Here's the situation: I have a set of files in GCS that are compressed and have a .gz file extension (i.e. 000000_[0-5].gz) that I am trying to import into a single BQ table. I have been executing commands from the command line to date, but wanted to accomplish this with Dataflow, potentially adding in some transformations in the future.
The data in the compressed GCS files is a complex JSON structure that frequently changes schema, so it is easiest to bring the entire file into BigQuery as a TSV with only one column, called record
, and then use JSON_EXTRACT functions within BQ to parse out the values needed at the time they are needed.
Issue: I have written a Dataflow pipeline that will do the bare minimum in this scenario; read from GCS and write to a BigQuery table. When I execute this pipeline, however, I am getting a JSON parse error, shown here:
Error while reading data, error message: JSON table encountered too
many errors, giving up. Rows: 1; errors: 1., error: Error while reading
data, error message: JSON table encountered too many errors, giving up.
Rows: 1; errors: 1., error: Error while reading data, error message:
JSON parsing error in row starting at position 2630029539: Value
encountered without start of object.
Below is my Dataflow script with some variables anonymized.
from __future__ import absolute_import
import argparse
import logging
import re
import json
import apache_beam as beam
from apache_beam.io import ReadFromText
from apache_beam.io import WriteToText
from apache_beam.io import Read
from apache_beam.io import WriteToText
from apache_beam.io import WriteToBigQuery
from apache_beam.options.pipeline_options import PipelineOptions
from apache_beam.options.pipeline_options import SetupOptions
def run(argv=None):
parser = argparse.ArgumentParser()
parser.add_argument('--input',
dest='input',
default='gs://BUCKET_NAME/input-data/000000_0.gz',
help='Input file to process.')
known_args, pipeline_args = parser.parse_known_args(argv)
pipeline_args.extend([
'--runner=DataflowRunner',
'--project=GCP_PROJECT_NAME',
'--staging_location=gs://BUCKET_NAME/dataflow-staging',
'--temp_location=gs://BUCKET_NAME/dataflow-temp',
'--job_name=gcs-gzcomp-to-bq1',
])
pipeline_options = PipelineOptions(pipeline_args)

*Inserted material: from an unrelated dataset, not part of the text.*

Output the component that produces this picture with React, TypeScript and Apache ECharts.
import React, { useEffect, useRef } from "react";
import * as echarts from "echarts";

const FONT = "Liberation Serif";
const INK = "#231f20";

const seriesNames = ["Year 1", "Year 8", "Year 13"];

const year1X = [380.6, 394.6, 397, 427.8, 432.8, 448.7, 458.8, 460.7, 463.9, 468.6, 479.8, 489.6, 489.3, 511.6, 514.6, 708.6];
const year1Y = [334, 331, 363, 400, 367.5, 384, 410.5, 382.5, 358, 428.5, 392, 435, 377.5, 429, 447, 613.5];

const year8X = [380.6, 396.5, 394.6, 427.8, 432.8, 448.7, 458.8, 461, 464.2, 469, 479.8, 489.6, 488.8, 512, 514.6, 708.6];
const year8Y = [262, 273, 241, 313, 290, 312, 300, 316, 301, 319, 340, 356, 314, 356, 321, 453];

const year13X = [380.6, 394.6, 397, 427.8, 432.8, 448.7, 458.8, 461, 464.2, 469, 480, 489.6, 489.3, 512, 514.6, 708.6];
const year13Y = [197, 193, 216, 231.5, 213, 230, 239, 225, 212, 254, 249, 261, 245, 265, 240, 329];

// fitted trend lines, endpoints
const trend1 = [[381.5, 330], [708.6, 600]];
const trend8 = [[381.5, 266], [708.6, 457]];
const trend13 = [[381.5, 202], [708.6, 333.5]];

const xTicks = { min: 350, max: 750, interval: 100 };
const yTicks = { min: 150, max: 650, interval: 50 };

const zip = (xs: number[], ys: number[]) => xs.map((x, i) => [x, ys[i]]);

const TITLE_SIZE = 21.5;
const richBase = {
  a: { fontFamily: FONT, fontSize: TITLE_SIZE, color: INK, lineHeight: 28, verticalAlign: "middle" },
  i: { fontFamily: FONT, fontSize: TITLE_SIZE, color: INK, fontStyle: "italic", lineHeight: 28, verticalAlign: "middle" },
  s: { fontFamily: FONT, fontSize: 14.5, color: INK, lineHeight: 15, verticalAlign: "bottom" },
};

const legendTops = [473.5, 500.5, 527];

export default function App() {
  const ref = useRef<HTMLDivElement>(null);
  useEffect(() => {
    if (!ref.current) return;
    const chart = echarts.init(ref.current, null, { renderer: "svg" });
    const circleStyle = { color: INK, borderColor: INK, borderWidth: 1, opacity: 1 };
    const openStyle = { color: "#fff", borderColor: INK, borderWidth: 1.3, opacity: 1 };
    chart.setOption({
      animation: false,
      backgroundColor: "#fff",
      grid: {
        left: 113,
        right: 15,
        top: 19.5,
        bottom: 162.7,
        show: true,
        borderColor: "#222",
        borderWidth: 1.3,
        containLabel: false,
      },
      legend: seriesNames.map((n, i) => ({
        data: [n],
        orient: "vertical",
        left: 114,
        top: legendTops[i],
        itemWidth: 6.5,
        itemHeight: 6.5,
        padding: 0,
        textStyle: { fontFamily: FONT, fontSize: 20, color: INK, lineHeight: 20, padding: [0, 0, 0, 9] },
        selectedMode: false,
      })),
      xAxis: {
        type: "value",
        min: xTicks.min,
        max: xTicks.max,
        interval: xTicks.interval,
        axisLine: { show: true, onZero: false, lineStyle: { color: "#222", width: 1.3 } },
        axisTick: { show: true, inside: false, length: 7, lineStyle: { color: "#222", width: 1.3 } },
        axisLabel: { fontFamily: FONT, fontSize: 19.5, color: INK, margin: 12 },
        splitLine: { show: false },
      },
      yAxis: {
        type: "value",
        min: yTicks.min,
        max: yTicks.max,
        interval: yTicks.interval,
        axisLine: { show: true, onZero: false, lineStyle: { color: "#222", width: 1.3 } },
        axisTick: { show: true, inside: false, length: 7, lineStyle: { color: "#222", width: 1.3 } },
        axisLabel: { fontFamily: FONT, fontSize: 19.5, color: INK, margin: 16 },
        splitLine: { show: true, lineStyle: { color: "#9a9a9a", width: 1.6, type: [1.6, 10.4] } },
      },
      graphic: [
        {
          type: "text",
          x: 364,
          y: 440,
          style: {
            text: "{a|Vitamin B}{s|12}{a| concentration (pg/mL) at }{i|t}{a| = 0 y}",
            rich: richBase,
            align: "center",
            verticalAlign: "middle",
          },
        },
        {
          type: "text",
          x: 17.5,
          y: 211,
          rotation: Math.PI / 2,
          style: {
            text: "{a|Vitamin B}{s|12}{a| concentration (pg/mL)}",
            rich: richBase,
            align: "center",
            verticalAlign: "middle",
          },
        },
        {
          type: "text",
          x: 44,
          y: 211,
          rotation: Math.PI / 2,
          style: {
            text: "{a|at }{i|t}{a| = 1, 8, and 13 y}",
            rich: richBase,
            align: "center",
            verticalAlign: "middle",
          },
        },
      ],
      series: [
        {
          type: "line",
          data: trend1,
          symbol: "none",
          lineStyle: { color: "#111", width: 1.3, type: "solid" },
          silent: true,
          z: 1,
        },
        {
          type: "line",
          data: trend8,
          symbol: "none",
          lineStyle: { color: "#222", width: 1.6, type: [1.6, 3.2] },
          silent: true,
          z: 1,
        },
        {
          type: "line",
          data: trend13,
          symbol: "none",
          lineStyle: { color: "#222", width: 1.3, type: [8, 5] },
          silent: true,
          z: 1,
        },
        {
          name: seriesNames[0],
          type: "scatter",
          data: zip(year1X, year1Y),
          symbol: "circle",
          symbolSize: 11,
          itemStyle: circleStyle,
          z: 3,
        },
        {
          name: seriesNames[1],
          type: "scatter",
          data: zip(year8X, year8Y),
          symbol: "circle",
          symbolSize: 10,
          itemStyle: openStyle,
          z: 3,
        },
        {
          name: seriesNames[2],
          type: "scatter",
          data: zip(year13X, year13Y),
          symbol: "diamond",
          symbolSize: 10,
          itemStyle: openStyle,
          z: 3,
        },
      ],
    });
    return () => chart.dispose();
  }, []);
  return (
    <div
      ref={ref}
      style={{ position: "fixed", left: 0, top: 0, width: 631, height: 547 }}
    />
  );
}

pipeline_options.view_as(SetupOptions).save_main_session = True
with beam.Pipeline(options=pipeline_options) as p:
(p | "ReadFromGCS" >> ReadFromText(known_args.input)

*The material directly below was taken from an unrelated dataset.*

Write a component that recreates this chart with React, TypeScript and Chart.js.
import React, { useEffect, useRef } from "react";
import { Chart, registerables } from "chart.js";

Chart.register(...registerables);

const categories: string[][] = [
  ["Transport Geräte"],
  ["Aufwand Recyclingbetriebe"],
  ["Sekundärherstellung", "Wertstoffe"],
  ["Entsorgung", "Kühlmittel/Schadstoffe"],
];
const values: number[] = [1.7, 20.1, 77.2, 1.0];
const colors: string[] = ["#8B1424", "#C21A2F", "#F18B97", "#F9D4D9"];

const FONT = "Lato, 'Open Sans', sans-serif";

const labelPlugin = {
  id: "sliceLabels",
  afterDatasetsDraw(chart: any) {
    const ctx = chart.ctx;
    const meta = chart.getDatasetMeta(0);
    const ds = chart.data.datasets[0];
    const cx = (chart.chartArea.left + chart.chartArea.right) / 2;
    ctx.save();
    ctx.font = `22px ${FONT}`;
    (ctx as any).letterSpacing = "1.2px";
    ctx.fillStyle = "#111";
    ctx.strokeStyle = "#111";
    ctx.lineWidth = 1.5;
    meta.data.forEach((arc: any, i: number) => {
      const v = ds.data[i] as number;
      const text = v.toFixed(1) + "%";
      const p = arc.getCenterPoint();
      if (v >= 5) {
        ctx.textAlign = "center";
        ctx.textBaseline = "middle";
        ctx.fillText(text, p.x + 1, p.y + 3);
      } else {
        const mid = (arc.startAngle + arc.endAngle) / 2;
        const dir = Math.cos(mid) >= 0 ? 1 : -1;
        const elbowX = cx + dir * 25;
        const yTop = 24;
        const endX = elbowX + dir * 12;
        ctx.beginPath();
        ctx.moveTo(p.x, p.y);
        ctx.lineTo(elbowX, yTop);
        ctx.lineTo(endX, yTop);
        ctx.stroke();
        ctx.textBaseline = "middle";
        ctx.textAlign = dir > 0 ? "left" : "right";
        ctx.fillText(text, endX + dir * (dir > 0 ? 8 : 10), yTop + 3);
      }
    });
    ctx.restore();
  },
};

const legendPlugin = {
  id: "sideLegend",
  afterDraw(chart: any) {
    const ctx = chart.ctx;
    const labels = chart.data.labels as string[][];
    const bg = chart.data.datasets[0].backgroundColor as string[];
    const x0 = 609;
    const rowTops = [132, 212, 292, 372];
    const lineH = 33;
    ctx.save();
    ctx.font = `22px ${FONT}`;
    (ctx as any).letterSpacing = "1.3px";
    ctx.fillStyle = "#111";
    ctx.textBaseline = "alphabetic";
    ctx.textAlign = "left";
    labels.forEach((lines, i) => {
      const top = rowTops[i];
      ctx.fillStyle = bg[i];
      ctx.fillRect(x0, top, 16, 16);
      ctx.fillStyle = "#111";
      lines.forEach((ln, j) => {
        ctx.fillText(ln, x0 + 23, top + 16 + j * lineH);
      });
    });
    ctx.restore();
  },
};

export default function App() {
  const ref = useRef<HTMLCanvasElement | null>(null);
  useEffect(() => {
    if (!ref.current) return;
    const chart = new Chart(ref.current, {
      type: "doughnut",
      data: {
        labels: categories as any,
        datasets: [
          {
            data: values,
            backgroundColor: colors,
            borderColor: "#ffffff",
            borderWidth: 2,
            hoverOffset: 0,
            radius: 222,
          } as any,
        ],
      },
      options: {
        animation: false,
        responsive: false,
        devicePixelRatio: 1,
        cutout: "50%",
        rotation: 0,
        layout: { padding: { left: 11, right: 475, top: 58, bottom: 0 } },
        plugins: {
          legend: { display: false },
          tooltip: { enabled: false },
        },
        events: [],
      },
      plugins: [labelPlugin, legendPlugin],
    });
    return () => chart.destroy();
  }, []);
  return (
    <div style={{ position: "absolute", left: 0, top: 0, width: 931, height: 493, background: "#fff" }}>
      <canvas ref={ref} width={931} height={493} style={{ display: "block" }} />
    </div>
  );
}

| WriteToBigQuery('TABLE_NAME', dataset='DATASET_NAME',
project='GCP_PROJECT_NAME', schema='record:string'))
if __name__ == '__main__':
logging.getLogger().setLevel(logging.INFO)
run()
As you can see, I attempted to do the same thing as I am doing in the traditional load job, by specifying a schema containing only one column with a string type, but it is still failing.

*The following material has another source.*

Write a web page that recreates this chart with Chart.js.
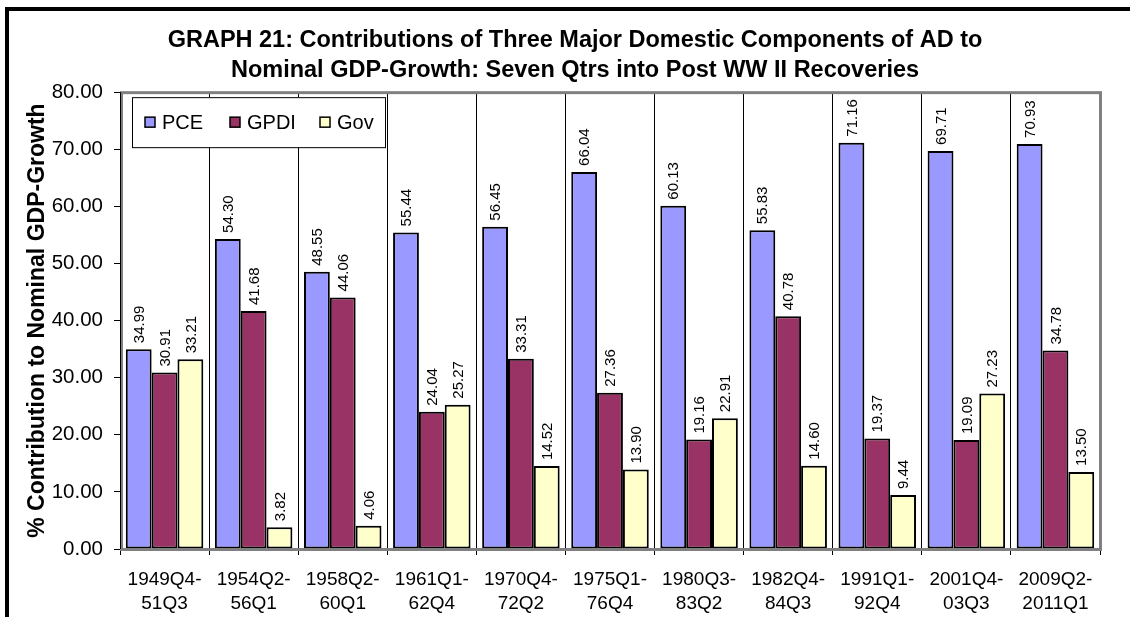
<!DOCTYPE html>
<html>
<head>
<meta charset="utf-8">
<script src="https://cdn.jsdelivr.net/npm/chart.js@4.4.1/dist/chart.umd.min.js"></script>
<style>
  html, body { margin: 0; padding: 0; background: #fff; }
  #wrap { width: 1130px; height: 617px; }
</style>
</head>
<body>
<div id="wrap"><canvas id="chart" width="1130" height="617"></canvas></div>
<script>
var categories = [
  ['1949Q4-', '51Q3'], ['1954Q2-', '56Q1'], ['1958Q2-', '60Q1'], ['1961Q1-', '62Q4'],
  ['1970Q4-', '72Q2'], ['1975Q1-', '76Q4'], ['1980Q3-', '83Q2'], ['1982Q4-', '84Q3'],
  ['1991Q1-', '92Q4'], ['2001Q4-', '03Q3'], ['2009Q2-', '2011Q1']
];
var pce  = [34.99, 54.30, 48.55, 55.44, 56.45, 66.04, 60.13, 55.83, 71.16, 69.71, 70.93];
var gpdi = [30.91, 41.68, 44.06, 24.04, 33.31, 27.36, 19.16, 40.78, 19.37, 19.09, 34.78];
var gov  = [33.21, 3.82, 4.06, 25.27, 14.52, 13.90, 22.91, 14.60, 9.44, 27.23, 13.50];
var seriesNames = ['PCE', 'GPDI', 'Gov'];
var seriesColors = ['#9999FF', '#993366', '#FFFFCC'];

var FONT = 'Arial, "Liberation Sans", sans-serif';

// outer frame (black lines on left and top), and title shifted a bit right
var framePlugin = {
  id: 'frame',
  afterLayout: function(chart) {
    // original chart is wider than the picture, so its title sits right of centre
    if (chart.titleBlock) chart.titleBlock.right = chart.width + 8;
  },
  beforeDraw: function(chart) {
    var ctx = chart.ctx;
    ctx.save();
    ctx.fillStyle = '#fff';
    ctx.fillRect(0, 0, chart.width, chart.height);
    ctx.fillStyle = '#000';
    ctx.fillRect(5, 7, chart.width, 4);
    ctx.fillRect(5, 7, 4, chart.height);
    ctx.restore();
  }
};

// plot area border + value labels + legend box
var extrasPlugin = {
  id: 'extras',
  afterDatasetsDraw: function(chart) {
    var ctx = chart.ctx;
    var a = chart.chartArea;
    ctx.save();
    // value labels, rotated
    ctx.font = '15px ' + FONT;
    ctx.fillStyle = '#000';
    ctx.textAlign = 'left';
    ctx.textBaseline = 'middle';
    chart.data.datasets.forEach(function(ds, i) {
      chart.getDatasetMeta(i).data.forEach(function(bar, j) {
        ctx.save();
        ctx.translate(bar.x + 1, bar.y - 6);
        ctx.rotate(-Math.PI / 2);
        ctx.fillText(ds.data[j].toFixed(2), 0, 0);
        ctx.restore();
      });
    });
    // plot border
    ctx.strokeStyle = '#808080';
    ctx.lineWidth = 3;
    ctx.strokeRect(a.left + 1.5, a.top + 0.5, a.right - a.left - 1, a.bottom - a.top);
    ctx.strokeStyle = '#000';
    ctx.lineWidth = 1;
    ctx.beginPath();
    ctx.moveTo(a.left + 0.5, a.top);
    ctx.lineTo(a.left + 0.5, a.bottom);
    ctx.stroke();
    // legend
    var lx = a.left + 12, ly = a.top + 5, lw = 253, lh = 50;
    ctx.fillStyle = '#fff';
    ctx.fillRect(lx, ly, lw, lh);
    ctx.strokeStyle = '#000';
    ctx.strokeRect(lx + 0.5, ly + 0.5, lw, lh);
    var offs = [13, 98, 188];
    ctx.font = '20px ' + FONT;
    ctx.textBaseline = 'middle';
    chart.data.datasets.forEach(function(ds, i) {
      var sx = lx + offs[i];
      var cy = ly + lh / 2;
      ctx.fillStyle = ds.backgroundColor;
      ctx.fillRect(sx, cy - 5, 10, 10);
      ctx.strokeStyle = '#000';
      ctx.lineWidth = 1.5;
      ctx.strokeRect(sx, cy - 5, 10, 10);
      ctx.fillStyle = '#000';
      ctx.fillText(ds.label, sx + 17, cy + 1);
    });
    ctx.restore();
  }
};

var datasets = [pce, gpdi, gov].map(function(values, i) {
  return {
    label: seriesNames[i],
    data: values,
    backgroundColor: seriesColors[i],
    borderColor: '#000',
    borderWidth: 2,
    borderSkipped: false,
    barPercentage: 1.0,
    categoryPercentage: 0.87
  };
});

new Chart(document.getElementById('chart'), {
  type: 'bar',
  data: { labels: categories, datasets: datasets },
  plugins: [framePlugin, extrasPlugin],
  options: {
    responsive: false,
    animation: false,
    layout: { padding: { left: 12, right: 30, top: 0, bottom: 0 } },
    plugins: {
      legend: { display: false },
      tooltip: { enabled: false },
      title: {
        display: true,
        text: ['GRAPH 21: Contributions of Three Major Domestic Components of AD to',
               'Nominal GDP-Growth: Seven Qtrs into Post WW II Recoveries'],
        color: '#000',
        font: { family: FONT, size: 23.5, weight: 'bold', lineHeight: 1.28 },
        padding: { top: 25, bottom: 7 }
      }
    },
    scales: {
      x: {
        grid: {
          offset: true,
          color: '#000',
          lineWidth: 1,
          tickLength: 6,
          tickColor: '#000'
        },
        border: { display: false },
        ticks: {
          color: '#000',
          maxRotation: 0,
          autoSkip: false,
          padding: 13,
          font: { family: FONT, size: 19, lineHeight: 1.25 }
        },
        afterFit: function(scale) { scale.height = 68; }
      },
      y: {
        min: 0,
        max: 80,
        grid: {
          drawOnChartArea: false,
          tickLength: 6,
          tickColor: '#000',
          color: '#000'
        },
        border: { display: false },
        ticks: {
          stepSize: 10,
          color: '#000',
          padding: 11,
          font: { family: FONT, size: 20.5 },
          callback: function(v) { return v.toFixed(2); }
        },
        title: {
          display: true,
          text: '% Contribution to Nominal GDP-Growth',
          color: '#000',
          font: { family: FONT, size: 23, weight: 'bold' },
          padding: { top: 12, bottom: 0 }
        },
        afterFit: function(scale) { scale.width = 108; }
      }
    }
  }
});
</script>
</body>
</html>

Is there a way to explicitly tell Dataflow more details about how I want to import the GCS files? i.e. specifying TSV even though it is a valid JSON object on each line?
Also, if this error is related to anything else I may have screwed up, please call that out as well; I'm super new to Dataflow, but pretty experienced with BQ & some other GCP tools, so hoping to add this to my toolbelt.